I spent the evening loading up my truck with stuff. The bulk of the weight of this load came in the form of books. I spent lots of time arranging these books in the bed of my truck so as to minimize the amount of space they occupied. Later on Gretchen returned from a day of work and helped out. We also cleaned out our basement storage, which seemed to be comprised mostly of empty boxes. We flattened these and "reverse dumpster dived" them into the cardboard recycling dumpster at the old folk's home.
After my truck was loaded, it was time to head back to Hurley. I was felling kind of sleepy, so I popped a few ephedrine pills for the road. Somehow I missed all the Thruway exits on the Palisades Parkway and ended up taking 9W north all the way to Newburgh. 9W experiences some steep grades south of Newburgh, and my truck was so heavily laden that on some of these I could only go 30 miles per hour.

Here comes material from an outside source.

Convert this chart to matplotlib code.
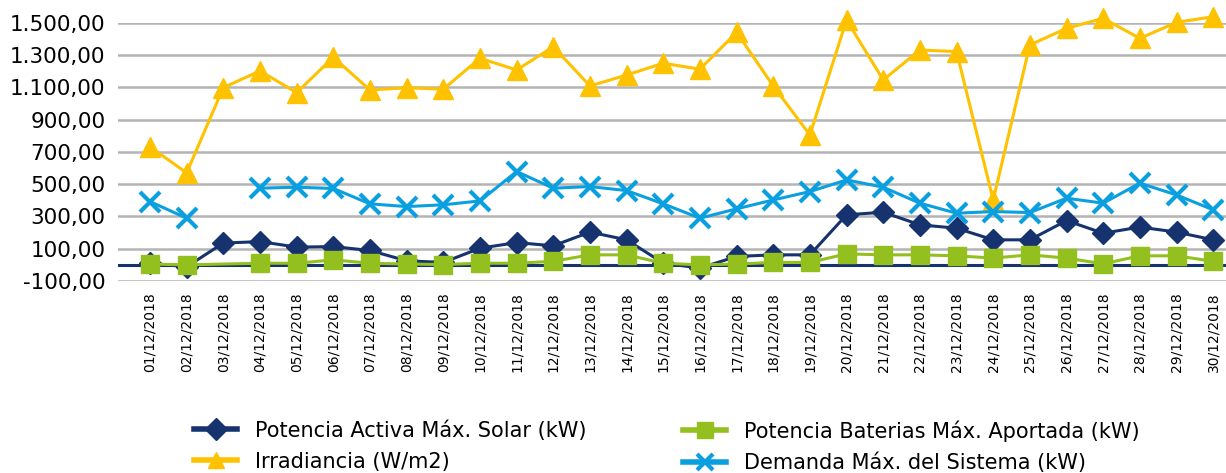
import matplotlib
matplotlib.use("Agg")
import matplotlib.pyplot as plt
import numpy as np
from matplotlib.lines import Line2D
from matplotlib.ticker import FuncFormatter

fechas = ["%02d/12/2018" % d for d in range(1, 31)]

solar = [10, -12, 135, 144, 110, 113, 89, 25, 15, 103, 138, 118, 203, 155, 11,
         -20, 52, 62, 62, 310, 326, 248, 227, 155, 155, 274, 196, 234, 203, 155]
baterias = [5, 0, np.nan, 10, 10, 31, 10, 5, 2, 10, 10, 22, 62, 62, 10,
            0, 5, 15, 15, 68, 62, 62, 56, 42, 62, 42, 6, 56, 56, 22]
irradiancia = [731, 570, 1098, 1201, 1067, 1286, 1083, 1097, 1088, 1280, 1207, 1351, 1108, 1176, 1249,
               1212, 1440, 1108, 805, 1517, 1145, 1331, 1321, 402, 1362, 1465, 1527, 1403, 1502, 1537]
demanda = [392, 289, np.nan, 475, 481, 473, 378, 361, 372, 396, 578, 475, 485, 460, 378,
           289, 347, 402, 454, 526, 481, 382, 320, 330, 324, 413, 382, 506, 433, 341]

c_solar = "#17336f"
c_bat = "#93c01f"
c_irr = "#fec200"
c_dem = "#0aa0e0"


def es_fmt(v, pos):
    s = "{:,.2f}".format(v)
    return s.replace(",", "X").replace(".", ",").replace("X", ".")


fig = plt.figure(figsize=(12.26, 4.73), dpi=100)
ax = fig.add_axes([118 / 1226, 1 - 281 / 473, 1108 / 1226, (281 - 22.7) / 473])

x = np.arange(len(fechas))

ax.axhline(0, color=c_solar, lw=2.2, zorder=2)

ax.plot(x, solar, color=c_solar, lw=2.2, marker="D", ms=11, zorder=3, clip_on=False)
bat = np.array(baterias, dtype=float)
ok = ~np.isnan(bat)
ax.plot(x[ok], bat[ok], color=c_bat, lw=2.2, marker="s", ms=13, zorder=4, clip_on=False)
ax.plot(x, irradiancia, color=c_irr, lw=2.2, marker="^", ms=14, zorder=5, clip_on=False)
ax.plot(x, demanda, color=c_dem, lw=2.2, marker="x", ms=14, mew=3, zorder=6, clip_on=False)

ax.set_xlim(-0.873, 29.35)
ax.set_ylim(-100, 1500)
ax.set_yticks(np.arange(-100, 1501, 200))
ax.yaxis.set_major_formatter(FuncFormatter(es_fmt))
ax.set_xticks(x)
ax.set_xticklabels(fechas, rotation=90, fontsize=10)
ax.tick_params(axis="y", labelsize=15.5, length=0, pad=9)
ax.tick_params(axis="x", length=0, pad=8)
ax.grid(axis="y", color="#b4b4b4", lw=1.8, zorder=0)
ax.set_axisbelow(True)
for s in ax.spines.values():
    s.set_visible(False)

# legend handles: thicker line, slightly smaller markers, as in the original
h_solar = Line2D([], [], color=c_solar, lw=4, marker="D", ms=11)
h_bat = Line2D([], [], color=c_bat, lw=4, marker="s", ms=12)
h_irr = Line2D([], [], color=c_irr, lw=4, marker="^", ms=12)
h_dem = Line2D([], [], color=c_dem, lw=4, marker="x", ms=12, mew=3)

kw = dict(loc="upper left", frameon=False, fontsize=15, handlelength=2.07, handletextpad=0.87,
          labelspacing=0.54, borderpad=0, borderaxespad=0)
fig.legend([h_solar, h_irr], ["Potencia Activa Máx. Solar (kW)", "Irradiancia (W/m2)"],
           bbox_to_anchor=(194 / 1226, 1 - 420 / 473), **kw)
fig.legend([h_bat, h_dem], ["Potencia Baterias Máx. Aportada (kW)", "Demanda Máx. del Sistema (kW)"],
           bbox_to_anchor=(683 / 1226, 1 - 420 / 473), **kw)

fig.savefig("out.png", dpi=100)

While I was pumping gas in Newburgh, a young man walked up to me and asked if it was okay to pet Sally (I had her out on a leash). I could tell by the way the lad was acting that he wanted something. It was about 1:00am and he seemed devoid of either purpose or possessions. He gave me some sort of story about needing money for a cab ride, and though I'm not normally charitable to hard-luck stories, I gave him three dollars anyway. After I walked Sally some distance from the station and then came back, the young man tried to interest me in smoking some pot with him, but there was something fishy about him so I said no thanks.
I'd carried another bookshelf on my roof this trip, satisfying myself that it had been put together with screws. Unlike the last bookshelf I'd tried to carry on my roof, this one did not fly into pieces.